_BRIEF_
Repeat the material verbatim. Images are excluded from the copy.

_PROVIDED DATA_
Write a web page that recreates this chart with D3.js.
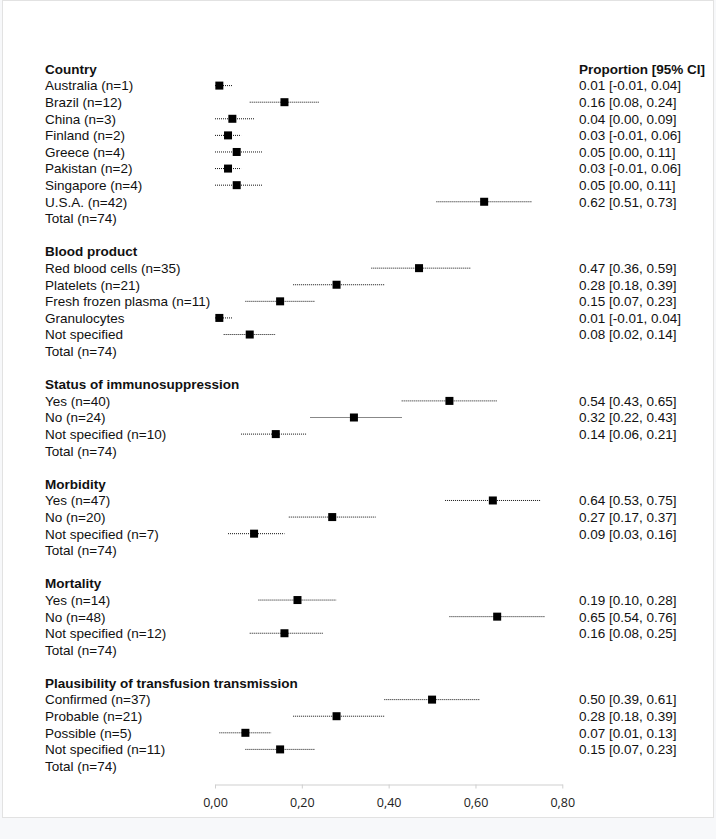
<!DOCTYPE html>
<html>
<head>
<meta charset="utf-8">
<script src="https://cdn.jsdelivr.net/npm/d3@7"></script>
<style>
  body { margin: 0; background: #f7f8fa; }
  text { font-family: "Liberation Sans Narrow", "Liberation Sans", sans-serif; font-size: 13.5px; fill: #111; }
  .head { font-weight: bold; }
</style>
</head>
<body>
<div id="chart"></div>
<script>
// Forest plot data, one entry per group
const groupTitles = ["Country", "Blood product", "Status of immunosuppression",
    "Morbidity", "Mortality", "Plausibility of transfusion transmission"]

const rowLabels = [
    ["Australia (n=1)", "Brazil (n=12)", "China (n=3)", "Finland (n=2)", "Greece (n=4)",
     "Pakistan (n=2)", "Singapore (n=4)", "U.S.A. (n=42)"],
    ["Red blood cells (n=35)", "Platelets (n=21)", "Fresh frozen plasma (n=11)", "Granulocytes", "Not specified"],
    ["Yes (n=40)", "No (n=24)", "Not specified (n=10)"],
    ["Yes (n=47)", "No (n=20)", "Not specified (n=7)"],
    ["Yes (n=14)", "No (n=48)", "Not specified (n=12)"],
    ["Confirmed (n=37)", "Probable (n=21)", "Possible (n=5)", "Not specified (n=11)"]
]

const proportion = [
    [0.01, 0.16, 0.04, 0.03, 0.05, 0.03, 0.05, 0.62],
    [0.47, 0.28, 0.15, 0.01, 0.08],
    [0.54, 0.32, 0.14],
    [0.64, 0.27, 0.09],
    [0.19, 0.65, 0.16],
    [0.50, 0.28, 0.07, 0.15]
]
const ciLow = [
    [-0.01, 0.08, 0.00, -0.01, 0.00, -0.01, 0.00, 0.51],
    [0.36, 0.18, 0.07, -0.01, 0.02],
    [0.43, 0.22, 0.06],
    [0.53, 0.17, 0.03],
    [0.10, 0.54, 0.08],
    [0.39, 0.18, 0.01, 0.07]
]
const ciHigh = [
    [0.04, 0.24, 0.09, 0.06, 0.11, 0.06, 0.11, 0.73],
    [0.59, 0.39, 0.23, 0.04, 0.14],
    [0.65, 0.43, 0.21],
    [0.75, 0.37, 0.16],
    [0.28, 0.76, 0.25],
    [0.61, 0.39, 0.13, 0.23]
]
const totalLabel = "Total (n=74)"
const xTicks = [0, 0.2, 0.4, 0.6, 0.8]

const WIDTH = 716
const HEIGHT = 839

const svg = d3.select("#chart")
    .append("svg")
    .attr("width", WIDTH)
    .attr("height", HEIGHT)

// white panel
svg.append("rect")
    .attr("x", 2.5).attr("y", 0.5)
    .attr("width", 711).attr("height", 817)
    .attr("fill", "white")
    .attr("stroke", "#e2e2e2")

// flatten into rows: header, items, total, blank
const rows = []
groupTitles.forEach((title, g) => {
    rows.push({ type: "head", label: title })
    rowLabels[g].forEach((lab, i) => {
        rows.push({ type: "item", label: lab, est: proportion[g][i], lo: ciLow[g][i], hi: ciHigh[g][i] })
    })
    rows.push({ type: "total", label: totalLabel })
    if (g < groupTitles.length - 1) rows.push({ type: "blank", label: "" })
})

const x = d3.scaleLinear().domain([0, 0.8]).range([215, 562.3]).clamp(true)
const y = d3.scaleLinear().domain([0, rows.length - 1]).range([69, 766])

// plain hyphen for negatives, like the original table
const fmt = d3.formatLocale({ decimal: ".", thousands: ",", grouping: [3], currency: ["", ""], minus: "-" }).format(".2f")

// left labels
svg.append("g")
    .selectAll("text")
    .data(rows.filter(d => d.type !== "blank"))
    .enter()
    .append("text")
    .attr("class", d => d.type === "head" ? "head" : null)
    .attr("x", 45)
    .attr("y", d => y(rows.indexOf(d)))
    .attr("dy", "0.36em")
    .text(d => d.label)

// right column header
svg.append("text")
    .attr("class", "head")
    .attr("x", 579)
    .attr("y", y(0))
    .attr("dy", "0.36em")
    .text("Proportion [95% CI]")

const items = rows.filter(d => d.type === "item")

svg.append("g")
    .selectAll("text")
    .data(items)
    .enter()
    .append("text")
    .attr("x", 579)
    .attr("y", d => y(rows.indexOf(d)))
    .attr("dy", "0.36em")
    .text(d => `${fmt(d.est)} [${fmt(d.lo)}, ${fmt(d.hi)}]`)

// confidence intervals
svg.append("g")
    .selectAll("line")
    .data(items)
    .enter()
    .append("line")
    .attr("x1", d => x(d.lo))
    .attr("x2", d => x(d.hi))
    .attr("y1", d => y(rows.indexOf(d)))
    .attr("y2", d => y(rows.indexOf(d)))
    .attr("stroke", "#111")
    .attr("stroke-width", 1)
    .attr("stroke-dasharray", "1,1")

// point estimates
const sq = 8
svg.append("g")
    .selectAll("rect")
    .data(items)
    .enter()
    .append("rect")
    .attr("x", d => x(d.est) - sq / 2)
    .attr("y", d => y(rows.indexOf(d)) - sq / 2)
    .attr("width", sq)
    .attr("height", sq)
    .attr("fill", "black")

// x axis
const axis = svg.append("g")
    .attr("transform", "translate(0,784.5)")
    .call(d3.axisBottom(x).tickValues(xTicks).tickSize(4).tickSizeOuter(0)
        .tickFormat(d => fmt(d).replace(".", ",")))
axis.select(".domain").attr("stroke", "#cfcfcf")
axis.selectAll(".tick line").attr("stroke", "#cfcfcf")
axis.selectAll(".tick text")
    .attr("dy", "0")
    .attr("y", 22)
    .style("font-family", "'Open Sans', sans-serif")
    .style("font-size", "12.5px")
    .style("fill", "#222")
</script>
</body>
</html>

_RESULT_
Write a web page that recreates this chart with D3.js.
<!DOCTYPE html>
<html>
<head>
<meta charset="utf-8">
<script src="https://cdn.jsdelivr.net/npm/d3@7"></script>
<style>
  body { margin: 0; background: #f7f8fa; }
  text { font-family: "Liberation Sans Narrow", "Liberation Sans", sans-serif; font-size: 13.5px; fill: #111; }
  .head { font-weight: bold; }
</style>
</head>
<body>
<div id="chart"></div>
<script>
// Forest plot data, one entry per group
const groupTitles = ["Country", "Blood product", "Status of immunosuppression",
    "Morbidity", "Mortality", "Plausibility of transfusion transmission"]

const rowLabels = [
    ["Australia (n=1)", "Brazil (n=12)", "China (n=3)", "Finland (n=2)", "Greece (n=4)",
     "Pakistan (n=2)", "Singapore (n=4)", "U.S.A. (n=42)"],
    ["Red blood cells (n=35)", "Platelets (n=21)", "Fresh frozen plasma (n=11)", "Granulocytes", "Not specified"],
    ["Yes (n=40)", "No (n=24)", "Not specified (n=10)"],
    ["Yes (n=47)", "No (n=20)", "Not specified (n=7)"],
    ["Yes (n=14)", "No (n=48)", "Not specified (n=12)"],
    ["Confirmed (n=37)", "Probable (n=21)", "Possible (n=5)", "Not specified (n=11)"]
]

const proportion = [
    [0.01, 0.16, 0.04, 0.03, 0.05, 0.03, 0.05, 0.62],
    [0.47, 0.28, 0.15, 0.01, 0.08],
    [0.54, 0.32, 0.14],
    [0.64, 0.27, 0.09],
    [0.19, 0.65, 0.16],
    [0.50, 0.28, 0.07, 0.15]
]
const ciLow = [
    [-0.01, 0.08, 0.00, -0.01, 0.00, -0.01, 0.00, 0.51],
    [0.36, 0.18, 0.07, -0.01, 0.02],
    [0.43, 0.22, 0.06],
    [0.53, 0.17, 0.03],
    [0.10, 0.54, 0.08],
    [0.39, 0.18, 0.01, 0.07]
]
const ciHigh = [
    [0.04, 0.24, 0.09, 0.06, 0.11, 0.06, 0.11, 0.73],
    [0.59, 0.39, 0.23, 0.04, 0.14],
    [0.65, 0.43, 0.21],
    [0.75, 0.37, 0.16],
    [0.28, 0.76, 0.25],
    [0.61, 0.39, 0.13, 0.23]
]
const totalLabel = "Total (n=74)"
const xTicks = [0, 0.2, 0.4, 0.6, 0.8]

const WIDTH = 716
const HEIGHT = 839

const svg = d3.select("#chart")
    .append("svg")
    .attr("width", WIDTH)
    .attr("height", HEIGHT)

// white panel
svg.append("rect")
    .attr("x", 2.5).attr("y", 0.5)
    .attr("width", 711).attr("height", 817)
    .attr("fill", "white")
    .attr("stroke", "#e2e2e2")

// flatten into rows: header, items, total, blank
const rows = []
groupTitles.forEach((title, g) => {
    rows.push({ type: "head", label: title })
    rowLabels[g].forEach((lab, i) => {
        rows.push({ type: "item", label: lab, est: proportion[g][i], lo: ciLow[g][i], hi: ciHigh[g][i] })
    })
    rows.push({ type: "total", label: totalLabel })
    if (g < groupTitles.length - 1) rows.push({ type: "blank", label: "" })
})

const x = d3.scaleLinear().domain([0, 0.8]).range([215, 562.3]).clamp(true)
const y = d3.scaleLinear().domain([0, rows.length - 1]).range([69, 766])

// plain hyphen for negatives, like the original table
const fmt = d3.formatLocale({ decimal: ".", thousands: ",", grouping: [3], currency: ["", ""], minus: "-" }).format(".2f")

// left labels
svg.append("g")
    .selectAll("text")
    .data(rows.filter(d => d.type !== "blank"))
    .enter()
    .append("text")
    .attr("class", d => d.type === "head" ? "head" : null)
    .attr("x", 45)
    .attr("y", d => y(rows.indexOf(d)))
    .attr("dy", "0.36em")
    .text(d => d.label)

// right column header
svg.append("text")
    .attr("class", "head")
    .attr("x", 579)
    .attr("y", y(0))
    .attr("dy", "0.36em")
    .text("Proportion [95% CI]")

const items = rows.filter(d => d.type === "item")

svg.append("g")
    .selectAll("text")
    .data(items)
    .enter()
    .append("text")
    .attr("x", 579)
    .attr("y", d => y(rows.indexOf(d)))
    .attr("dy", "0.36em")
    .text(d => `${fmt(d.est)} [${fmt(d.lo)}, ${fmt(d.hi)}]`)

// confidence intervals
svg.append("g")
    .selectAll("line")
    .data(items)
    .enter()
    .append("line")
    .attr("x1", d => x(d.lo))
    .attr("x2", d => x(d.hi))
    .attr("y1", d => y(rows.indexOf(d)))
    .attr("y2", d => y(rows.indexOf(d)))
    .attr("stroke", "#111")
    .attr("stroke-width", 1)
    .attr("stroke-dasharray", "1,1")

// point estimates
const sq = 8
svg.append("g")
    .selectAll("rect")
    .data(items)
    .enter()
    .append("rect")
    .attr("x", d => x(d.est) - sq / 2)
    .attr("y", d => y(rows.indexOf(d)) - sq / 2)
    .attr("width", sq)
    .attr("height", sq)
    .attr("fill", "black")

// x axis
const axis = svg.append("g")
    .attr("transform", "translate(0,784.5)")
    .call(d3.axisBottom(x).tickValues(xTicks).tickSize(4).tickSizeOuter(0)
        .tickFormat(d => fmt(d).replace(".", ",")))
axis.select(".domain").attr("stroke", "#cfcfcf")
axis.selectAll(".tick line").attr("stroke", "#cfcfcf")
axis.selectAll(".tick text")
    .attr("dy", "0")
    .attr("y", 22)
    .style("font-family", "'Open Sans', sans-serif")
    .style("font-size", "12.5px")
    .style("fill", "#222")
</script>
</body>
</html>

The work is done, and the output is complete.